Building an adapter for a trumpet player with an amputation

Kalamazoo, Michigan engineers create an adapter to help a young student play the trumpet.

Ana Lennen lost her left hand in third grade but didn’t let the loss of a limb slow her down. Engineers from Laser Abilities and Keystone Solutions worked with her to build a device that will aid in playing the trumpet.

Ana’s basic philosophy was to adapt with life challenges and deal with any problems. Holding and playing the trumpet with one hand was difficult. The engineers designed a component that would make band life a little easier for the Paw Paw, Michigan student.

The trumpet was scanned along with Ana’s residual limb to give the designers a baseline.
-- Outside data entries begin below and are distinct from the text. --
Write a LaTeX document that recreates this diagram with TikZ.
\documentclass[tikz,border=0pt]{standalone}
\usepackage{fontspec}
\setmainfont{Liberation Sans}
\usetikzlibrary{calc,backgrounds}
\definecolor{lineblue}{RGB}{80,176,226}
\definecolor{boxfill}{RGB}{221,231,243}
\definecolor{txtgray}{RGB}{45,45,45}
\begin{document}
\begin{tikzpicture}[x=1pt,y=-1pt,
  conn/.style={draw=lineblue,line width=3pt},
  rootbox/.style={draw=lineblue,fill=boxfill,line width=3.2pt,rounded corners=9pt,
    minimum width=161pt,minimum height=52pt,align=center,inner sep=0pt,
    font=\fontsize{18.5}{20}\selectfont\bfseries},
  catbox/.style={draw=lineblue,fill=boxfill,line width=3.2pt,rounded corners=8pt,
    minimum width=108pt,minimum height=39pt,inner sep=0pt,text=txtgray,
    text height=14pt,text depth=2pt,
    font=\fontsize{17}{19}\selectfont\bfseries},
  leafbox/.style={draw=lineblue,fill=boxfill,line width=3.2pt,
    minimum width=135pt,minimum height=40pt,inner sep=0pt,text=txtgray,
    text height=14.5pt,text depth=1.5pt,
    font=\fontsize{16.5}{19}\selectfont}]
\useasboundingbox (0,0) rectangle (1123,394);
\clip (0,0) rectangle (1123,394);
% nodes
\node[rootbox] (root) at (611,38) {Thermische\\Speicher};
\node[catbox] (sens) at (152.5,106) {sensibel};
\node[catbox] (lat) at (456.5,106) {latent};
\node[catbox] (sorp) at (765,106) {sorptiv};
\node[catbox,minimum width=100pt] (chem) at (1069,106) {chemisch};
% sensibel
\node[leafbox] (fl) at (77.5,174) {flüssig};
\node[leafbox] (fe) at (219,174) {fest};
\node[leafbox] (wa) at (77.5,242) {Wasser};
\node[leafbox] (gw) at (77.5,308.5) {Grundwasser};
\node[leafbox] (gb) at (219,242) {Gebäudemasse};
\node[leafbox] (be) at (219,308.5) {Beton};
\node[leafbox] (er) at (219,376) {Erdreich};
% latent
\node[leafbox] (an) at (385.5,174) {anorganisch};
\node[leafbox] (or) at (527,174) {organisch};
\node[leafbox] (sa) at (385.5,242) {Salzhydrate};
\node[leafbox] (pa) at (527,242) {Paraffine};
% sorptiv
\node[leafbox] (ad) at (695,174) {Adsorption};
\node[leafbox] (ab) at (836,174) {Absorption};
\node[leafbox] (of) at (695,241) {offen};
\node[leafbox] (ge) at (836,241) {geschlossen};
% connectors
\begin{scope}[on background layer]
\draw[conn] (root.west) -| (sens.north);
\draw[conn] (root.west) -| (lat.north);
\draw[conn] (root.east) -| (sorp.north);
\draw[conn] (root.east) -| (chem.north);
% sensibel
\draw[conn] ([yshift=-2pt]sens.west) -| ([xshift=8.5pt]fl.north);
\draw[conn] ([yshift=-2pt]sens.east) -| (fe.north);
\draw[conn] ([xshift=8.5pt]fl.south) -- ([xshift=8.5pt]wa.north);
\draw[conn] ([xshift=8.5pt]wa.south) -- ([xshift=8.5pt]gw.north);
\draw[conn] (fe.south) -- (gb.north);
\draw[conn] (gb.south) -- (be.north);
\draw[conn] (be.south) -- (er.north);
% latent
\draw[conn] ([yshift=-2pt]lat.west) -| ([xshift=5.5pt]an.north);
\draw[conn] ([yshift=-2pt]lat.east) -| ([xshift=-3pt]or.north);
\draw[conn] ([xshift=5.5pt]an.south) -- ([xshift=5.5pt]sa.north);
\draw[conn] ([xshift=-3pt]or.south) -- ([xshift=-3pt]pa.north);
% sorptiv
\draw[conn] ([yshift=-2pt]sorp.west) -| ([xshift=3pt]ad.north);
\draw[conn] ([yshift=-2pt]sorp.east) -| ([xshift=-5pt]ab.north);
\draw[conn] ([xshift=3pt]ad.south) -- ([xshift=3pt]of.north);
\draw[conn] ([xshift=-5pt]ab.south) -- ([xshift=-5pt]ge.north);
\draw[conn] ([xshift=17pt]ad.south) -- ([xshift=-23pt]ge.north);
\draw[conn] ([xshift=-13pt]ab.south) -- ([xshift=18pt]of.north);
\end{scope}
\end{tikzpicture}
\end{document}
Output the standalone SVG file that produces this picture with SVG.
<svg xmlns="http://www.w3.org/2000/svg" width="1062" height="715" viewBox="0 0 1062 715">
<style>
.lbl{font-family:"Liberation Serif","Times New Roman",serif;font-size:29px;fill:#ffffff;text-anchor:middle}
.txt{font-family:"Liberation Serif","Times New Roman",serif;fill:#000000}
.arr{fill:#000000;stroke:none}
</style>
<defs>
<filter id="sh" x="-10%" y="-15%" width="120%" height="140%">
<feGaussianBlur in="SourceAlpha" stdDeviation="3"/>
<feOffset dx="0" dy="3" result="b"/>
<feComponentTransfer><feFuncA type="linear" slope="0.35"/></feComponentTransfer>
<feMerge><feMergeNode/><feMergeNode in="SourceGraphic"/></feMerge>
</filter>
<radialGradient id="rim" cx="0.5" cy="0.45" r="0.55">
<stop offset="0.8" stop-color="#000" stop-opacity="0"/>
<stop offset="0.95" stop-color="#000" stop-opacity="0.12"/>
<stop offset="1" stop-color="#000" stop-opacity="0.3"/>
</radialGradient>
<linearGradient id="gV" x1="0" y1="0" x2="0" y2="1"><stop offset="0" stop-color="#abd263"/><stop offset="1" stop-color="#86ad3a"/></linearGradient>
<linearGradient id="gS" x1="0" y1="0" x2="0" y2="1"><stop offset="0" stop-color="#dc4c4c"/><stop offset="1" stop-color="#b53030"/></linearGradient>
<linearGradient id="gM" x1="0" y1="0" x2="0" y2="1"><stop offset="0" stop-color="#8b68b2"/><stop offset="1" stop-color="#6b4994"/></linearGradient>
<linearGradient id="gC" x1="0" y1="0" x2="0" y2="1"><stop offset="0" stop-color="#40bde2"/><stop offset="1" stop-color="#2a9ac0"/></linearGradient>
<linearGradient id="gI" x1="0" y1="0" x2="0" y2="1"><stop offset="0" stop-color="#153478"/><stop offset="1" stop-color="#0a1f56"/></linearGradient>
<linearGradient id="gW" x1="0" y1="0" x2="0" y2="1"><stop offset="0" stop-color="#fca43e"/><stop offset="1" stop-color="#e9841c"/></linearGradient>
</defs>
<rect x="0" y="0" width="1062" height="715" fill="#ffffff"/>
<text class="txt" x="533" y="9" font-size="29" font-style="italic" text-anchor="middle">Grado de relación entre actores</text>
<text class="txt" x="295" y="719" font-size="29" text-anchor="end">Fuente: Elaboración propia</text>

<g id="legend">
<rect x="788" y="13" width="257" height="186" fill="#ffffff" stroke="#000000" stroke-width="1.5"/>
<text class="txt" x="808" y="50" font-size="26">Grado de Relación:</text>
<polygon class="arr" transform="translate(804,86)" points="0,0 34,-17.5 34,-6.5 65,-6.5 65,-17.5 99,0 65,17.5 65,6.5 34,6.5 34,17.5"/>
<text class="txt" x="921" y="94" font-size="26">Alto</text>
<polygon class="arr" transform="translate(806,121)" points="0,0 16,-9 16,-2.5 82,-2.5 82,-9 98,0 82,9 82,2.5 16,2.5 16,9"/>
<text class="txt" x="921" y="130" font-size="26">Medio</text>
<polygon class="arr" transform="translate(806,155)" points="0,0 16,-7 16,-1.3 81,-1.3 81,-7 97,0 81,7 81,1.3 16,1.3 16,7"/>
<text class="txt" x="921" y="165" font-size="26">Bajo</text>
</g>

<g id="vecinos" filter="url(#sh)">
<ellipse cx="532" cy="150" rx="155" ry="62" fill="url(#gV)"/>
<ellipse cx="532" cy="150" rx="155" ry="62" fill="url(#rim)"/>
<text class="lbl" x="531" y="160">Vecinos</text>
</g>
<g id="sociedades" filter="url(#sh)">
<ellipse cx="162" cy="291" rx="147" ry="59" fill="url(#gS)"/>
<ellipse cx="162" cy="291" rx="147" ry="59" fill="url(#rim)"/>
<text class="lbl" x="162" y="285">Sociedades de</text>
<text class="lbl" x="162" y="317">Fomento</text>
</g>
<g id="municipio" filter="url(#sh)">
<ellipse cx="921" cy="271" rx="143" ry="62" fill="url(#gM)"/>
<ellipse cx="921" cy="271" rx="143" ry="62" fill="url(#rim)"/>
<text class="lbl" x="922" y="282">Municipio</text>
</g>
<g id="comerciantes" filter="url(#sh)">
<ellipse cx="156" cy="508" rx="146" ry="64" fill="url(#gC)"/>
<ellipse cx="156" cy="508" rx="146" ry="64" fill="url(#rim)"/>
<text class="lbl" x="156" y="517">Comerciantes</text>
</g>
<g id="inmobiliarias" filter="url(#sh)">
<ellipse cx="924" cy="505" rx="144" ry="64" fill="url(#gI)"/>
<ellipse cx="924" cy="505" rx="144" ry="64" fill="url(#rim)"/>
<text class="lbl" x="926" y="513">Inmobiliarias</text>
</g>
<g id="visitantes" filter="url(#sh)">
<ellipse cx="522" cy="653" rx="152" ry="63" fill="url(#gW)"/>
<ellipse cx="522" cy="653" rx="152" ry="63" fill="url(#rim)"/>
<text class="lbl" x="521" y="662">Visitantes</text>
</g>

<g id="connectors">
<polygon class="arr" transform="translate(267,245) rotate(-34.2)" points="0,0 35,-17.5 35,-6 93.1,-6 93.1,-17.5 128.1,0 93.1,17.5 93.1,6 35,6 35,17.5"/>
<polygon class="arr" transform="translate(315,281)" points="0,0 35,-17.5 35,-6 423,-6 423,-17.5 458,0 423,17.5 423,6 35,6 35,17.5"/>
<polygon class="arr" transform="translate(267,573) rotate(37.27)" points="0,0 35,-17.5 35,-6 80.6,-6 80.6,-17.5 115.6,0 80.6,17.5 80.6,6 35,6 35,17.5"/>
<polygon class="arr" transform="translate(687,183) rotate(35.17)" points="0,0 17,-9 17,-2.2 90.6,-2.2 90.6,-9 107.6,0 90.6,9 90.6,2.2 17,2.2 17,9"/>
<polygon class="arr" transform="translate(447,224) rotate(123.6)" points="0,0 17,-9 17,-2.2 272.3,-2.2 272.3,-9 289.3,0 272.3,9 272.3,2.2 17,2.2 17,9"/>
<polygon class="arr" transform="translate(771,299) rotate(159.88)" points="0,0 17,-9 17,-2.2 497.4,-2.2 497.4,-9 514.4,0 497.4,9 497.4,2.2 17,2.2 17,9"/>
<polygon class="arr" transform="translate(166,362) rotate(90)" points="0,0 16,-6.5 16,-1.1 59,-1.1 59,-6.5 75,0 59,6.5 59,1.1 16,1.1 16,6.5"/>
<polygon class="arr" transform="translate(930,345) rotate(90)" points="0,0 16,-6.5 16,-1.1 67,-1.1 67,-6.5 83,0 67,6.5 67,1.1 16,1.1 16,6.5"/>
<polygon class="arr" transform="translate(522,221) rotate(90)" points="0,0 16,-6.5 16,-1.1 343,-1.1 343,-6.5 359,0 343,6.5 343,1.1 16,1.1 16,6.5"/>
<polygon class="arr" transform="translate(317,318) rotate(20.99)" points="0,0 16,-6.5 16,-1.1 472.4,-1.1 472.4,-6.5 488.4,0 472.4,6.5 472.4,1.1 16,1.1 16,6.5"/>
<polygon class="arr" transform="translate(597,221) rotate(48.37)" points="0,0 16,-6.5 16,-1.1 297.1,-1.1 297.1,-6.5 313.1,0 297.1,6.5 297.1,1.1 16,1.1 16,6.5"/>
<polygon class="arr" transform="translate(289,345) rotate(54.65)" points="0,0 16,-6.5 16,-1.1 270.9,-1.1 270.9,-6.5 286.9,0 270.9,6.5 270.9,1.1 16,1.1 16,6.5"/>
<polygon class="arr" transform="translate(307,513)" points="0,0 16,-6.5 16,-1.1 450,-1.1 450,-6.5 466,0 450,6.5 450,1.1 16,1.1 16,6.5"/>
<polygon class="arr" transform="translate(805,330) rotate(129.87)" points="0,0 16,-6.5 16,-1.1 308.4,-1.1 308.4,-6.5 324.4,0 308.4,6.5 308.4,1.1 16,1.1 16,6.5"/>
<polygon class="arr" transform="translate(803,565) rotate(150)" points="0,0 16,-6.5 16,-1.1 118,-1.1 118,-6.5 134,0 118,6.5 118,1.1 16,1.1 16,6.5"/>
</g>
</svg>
Next an adapter was designed that snapped onto the trumpet and would fit onto her arm. A model of the adapter was built using a 3d printer and then post-processed.

3d printing of the piece took twenty three hours in the 3d printer and then an hour of cleaning and sanding. The adapter in the video is black and looks glossy and smooth. As a 3d printed component the surface finish is far superior to most parts I’ve seen from conventional printing.

3d printing is becoming a more prominent tool in the orthotics and prosthetic fields, and it’s very promising to see the effect that one project can have on one student. Projects like this one along with Project Daniel and other robotic hand programs are building more customized pieces for individual users.

This news video tells us that Ana’s band teacher found an improvement in her trumpet playing, but the video also makes it abundantly clear that her greatest attribute is a great attitude about life. Ana brought the story to the attention of the WWMT news team to let other people in her position know that anything is possible.